77 days: Trump's campaign to subvert the election

Thursday the 12th was the day Mr. Trump’s flimsy, long-shot legal effort to reverse his loss turned into something else entirely — an extralegal campaign to subvert the election, rooted in a lie so convincing to some of his most devoted followers that it made the deadly Jan. 6 assault on the Capitol almost inevitable…

In the Senate, he got early room to maneuver from the majority leader, Mitch McConnell. As he sought the president’s help in Georgia runoffs that could cost him his own grip on power, Mr. McConnell heeded misplaced assurances from White House aides like Jared Kushner that Mr. Trump would eventually accede to reality, people close to the senator told The Times. Mr. McConnell’s later recognition of Mr. Biden’s victory would not be enough to dissuade 14 Republican senators from joining the president’s last-ditch bid to nullify millions of Americans’ votes.
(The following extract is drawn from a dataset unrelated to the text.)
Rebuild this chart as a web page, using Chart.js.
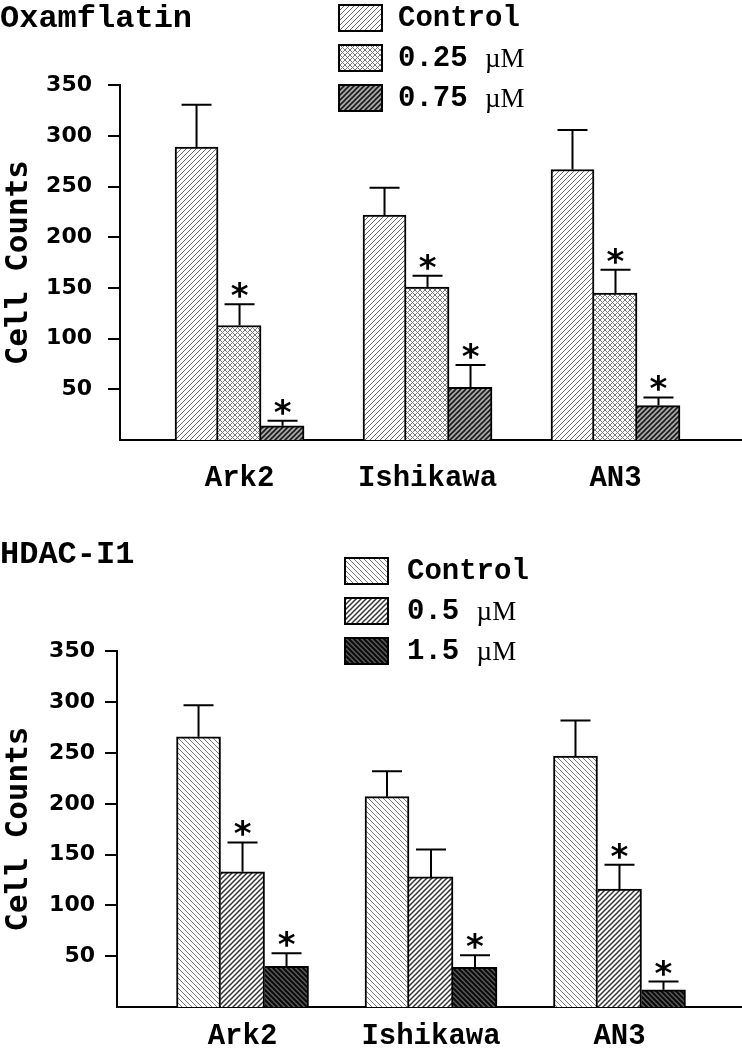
<!DOCTYPE html>
<html><head><meta charset="utf-8">
<script src="https://cdn.jsdelivr.net/npm/chart.js@4/dist/chart.umd.min.js"></script>
<style>
html,body{margin:0;padding:0;background:#fff;}
#wrap{width:742px;height:1050px;position:relative;overflow:hidden;}
.box{position:absolute;left:0;width:742px;}
#b1{top:0;height:505px;}
#b2{top:505px;height:545px;}
</style></head><body>
<div id="wrap"><div class="box" id="b1"><canvas id="c1"></canvas></div><div class="box" id="b2"><canvas id="c2"></canvas></div></div>
<script>
// ---------- data ----------
const categories = ['Ark2', 'Ishikawa', 'AN3'];
const yTickValues = [50, 100, 150, 200, 250, 300, 350];

// Oxamflatin panel
const oxaTitle = 'Oxamflatin';
const oxaLabels = ['Control', '0.25 µM', '0.75 µM'];
const oxaControl = [289, 222, 267];
const oxaLow = [113, 151, 145];
const oxaHigh = [14, 52, 34];
const oxaControlErr = [42, 27, 39];
const oxaLowErr = [21, 11, 23];
const oxaHighErr = [5, 22, 8];
const oxaControlSig = [false, false, false];
const oxaLowSig = [true, true, true];
const oxaHighSig = [true, true, true];

// HDAC-I1 panel
const hdacTitle = 'HDAC-I1';
const hdacLabels = ['Control', '0.5 µM', '1.5 µM'];
const hdacControl = [266, 207, 247];
const hdacLow = [133, 128, 116];
const hdacHigh = [40, 39, 17];
const hdacControlErr = [31, 25, 35];
const hdacLowErr = [29, 27, 24];
const hdacHighErr = [13, 12, 8];
const hdacControlSig = [false, false, false];
const hdacLowSig = [true, false, true];
const hdacHighSig = [true, true, true];

// ---------- patterns ----------
function hatch(bg, fg, lw, size, up, down) {
  const c = document.createElement('canvas');
  c.width = c.height = size;
  const g = c.getContext('2d');
  g.fillStyle = bg; g.fillRect(0, 0, size, size);
  g.strokeStyle = fg; g.lineWidth = lw; g.lineCap = 'square';
  const L = (a, b, x, y) => { g.beginPath(); g.moveTo(a, b); g.lineTo(x, y); g.stroke(); };
  if (up) { L(0, size, size, 0); L(-size, size, size, -size); L(0, 2 * size, 2 * size, 0); }
  if (down) { L(0, 0, size, size); L(-size, 0, size, 2 * size); L(0, -size, 2 * size, size); }
  return g.createPattern(c, 'repeat');
}

// ---------- plugins ----------
const errorBars = {
  id: 'errorBars',
  afterDatasetsDraw(chart, args, opts) {
    const ctx = chart.ctx;
    const y = chart.scales.y;
    chart.data.datasets.forEach((ds, di) => {
      const meta = chart.getDatasetMeta(di);
      meta.data.forEach((bar, i) => {
        const v = ds.data[i].y;
        const e = ds.errors[i];
        const top = y.getPixelForValue(v + e);
        ctx.save();
        ctx.strokeStyle = '#000';
        ctx.lineWidth = 2;
        ctx.beginPath();
        ctx.moveTo(bar.x, bar.y);
        ctx.lineTo(bar.x, top);
        ctx.moveTo(bar.x - opts.cap / 2, top);
        ctx.lineTo(bar.x + opts.cap / 2, top);
        ctx.stroke();
        if (ds.sig[i]) {
          ctx.fillStyle = '#000';
          ctx.font = opts.starFont;
          ctx.textAlign = 'center';
          ctx.textBaseline = 'alphabetic';
          const m = ctx.measureText('*');
          ctx.fillText('*', bar.x, top - opts.starGap - m.actualBoundingBoxDescent);
        }
        ctx.restore();
      });
    });
  }
};

const patternLegend = {
  id: 'patternLegend',
  afterDraw(chart, args, o) {
    const ctx = chart.ctx;
    chart.data.datasets.forEach((ds, i) => {
      const y0 = o.y + i * o.gap;
      ctx.save();
      ctx.fillStyle = ds.backgroundColor;
      ctx.fillRect(o.x, y0, o.boxW, o.boxH);
      ctx.lineWidth = 2;
      ctx.strokeStyle = '#000';
      ctx.strokeRect(o.x + 1, y0 + 1, o.boxW - 2, o.boxH - 2);
      const cy = y0 + o.boxH / 2 + 1;
      ctx.fillStyle = '#000';
      ctx.textBaseline = 'middle';
      ctx.textAlign = 'left';
      const idx = ds.label.indexOf('µ');
      const head = idx >= 0 ? ds.label.slice(0, idx) : ds.label;
      const tail = idx >= 0 ? ds.label.slice(idx) : '';
      ctx.font = o.font;
      ctx.fillText(head, o.textX, cy);
      const w = ctx.measureText(head).width;
      if (tail) { ctx.font = o.unitFont; ctx.fillText(tail, o.textX + w, cy + 1); }
      ctx.restore();
    });
  }
};

// ---------- chart builder ----------
function build(canvasId, p) {
  const mk = (label, vals, errs, sig, fill, bw) => ({
    label, errors: errs, sig,
    data: vals.map((v, i) => ({ x: i + 1, y: v })),
    backgroundColor: fill, borderColor: '#000', borderWidth: bw,
    barThickness: p.barW, grouped: true
  });
  return new Chart(document.getElementById(canvasId), {
    type: 'bar',
    data: {
      datasets: [
        mk(p.labels[0], p.vals[0], p.errs[0], p.sigs[0], p.fills[0], { left: 2, right: 2, top: 2 }),
        mk(p.labels[1], p.vals[1], p.errs[1], p.sigs[1], p.fills[1], { left: 0, right: 2, top: 2 }),
        mk(p.labels[2], p.vals[2], p.errs[2], p.sigs[2], p.fills[2], { left: 0, right: 2, top: 2 })
      ]
    },
    plugins: [errorBars, patternLegend],
    options: {
      responsive: true, maintainAspectRatio: false, animation: false,
      layout: { padding: 0 },
      plugins: {
        legend: { display: false },
        tooltip: { enabled: false },
        title: {
          display: true, text: p.title, align: 'start', color: '#000',
          font: { family: 'Liberation Mono', weight: 'bold', size: 32 },
          padding: p.titlePad
        },
        errorBars: { cap: 30, starGap: 6, starFont: 'bold 34px "DejaVu Sans"' },
        patternLegend: Object.assign({
          boxW: 45, boxH: 28, gap: 40,
          font: 'bold 29px "Liberation Mono"', unitFont: '27px "Liberation Serif"'
        }, p.legend)
      },
      scales: {
        x: {
          type: 'linear', min: p.xMin, max: p.xMax, offset: false,
          afterBuildTicks: s => { s.ticks = categories.map((c, i) => ({ value: i + 1 })); },
          afterFit: s => { s.height = p.xH; },
          ticks: {
            callback: v => categories[v - 1], color: '#000', padding: p.xPad,
            maxRotation: 0, autoSkip: false,
            font: { family: 'Liberation Mono', weight: 'bold', size: 29 }
          },
          grid: { display: false },
          border: { display: true, color: '#000', width: 2 }
        },
        y: {
          min: 0, max: 350,
          afterBuildTicks: s => { s.ticks = yTickValues.map(v => ({ value: v })); },
          afterFit: s => { s.width = p.yW; },
          ticks: {
            color: '#000', padding: p.yPad,
            font: { family: 'DejaVu Sans', weight: 'bold', size: 22 }
          },
          grid: { drawOnChartArea: false, drawTicks: true, tickLength: 12, color: '#000', lineWidth: 2 },
          border: { display: true, color: '#000', width: 2 },
          title: {
            display: true, text: 'Cell Counts', color: '#000', padding: { top: 0, bottom: 0 },
            font: { family: 'DejaVu Sans Mono', weight: 'bold', size: 31 }
          }
        }
      }
    }
  });
}

build('c1', {
  title: oxaTitle, labels: oxaLabels,
  vals: [oxaControl, oxaLow, oxaHigh],
  errs: [oxaControlErr, oxaLowErr, oxaHighErr],
  sigs: [oxaControlSig, oxaLowSig, oxaHighSig],
  fills: [
    hatch('#ffffff', '#6a6a6a', 1, 5, true, false),
    hatch('#ffffff', '#7a7a7a', 1, 5, true, true),
    hatch('#a8a8a8', '#1a1a1a', 1.6, 5, true, false)
  ],
  barW: 43, xMin: 0.364, xMax: 3.673, xH: 65, xPad: 13, yW: 120, yPad: 16,
  titlePad: { top: 0, bottom: 47 },
  legend: { x: 338, y: 4, textX: 398 }
});

build('c2', {
  title: hdacTitle, labels: hdacLabels,
  vals: [hdacControl, hdacLow, hdacHigh],
  errs: [hdacControlErr, hdacLowErr, hdacHighErr],
  sigs: [hdacControlSig, hdacLowSig, hdacHighSig],
  fills: [
    hatch('#ffffff', '#7a7a7a', 1, 5, false, true),
    hatch('#ffffff', '#333333', 1.5, 5, true, false),
    hatch('#5a5a5a', '#0a0a0a', 2, 5, false, true)
  ],
  barW: 44, xMin: 0.334, xMax: 3.65, xH: 43, xPad: 4, yW: 117, yPad: 10,
  titlePad: { top: 31, bottom: 77 },
  legend: { x: 344, y: 52, textX: 407 }
});
</script>
</body></html>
Likewise, during the campaign, Attorney General William P. Barr had echoed some of Mr. Trump’s complaints of voter fraud. But privately the president was chafing at Mr. Barr’s resistance to his more authoritarian impulses — including his idea to end birthright citizenship in a legally dubious pre-election executive order. And when Mr. Barr informed Mr. Trump in a tense Oval Office session that the Justice Department’s fraud investigations had run dry, the president dismissed the department as derelict before finding other officials there who would view things his way.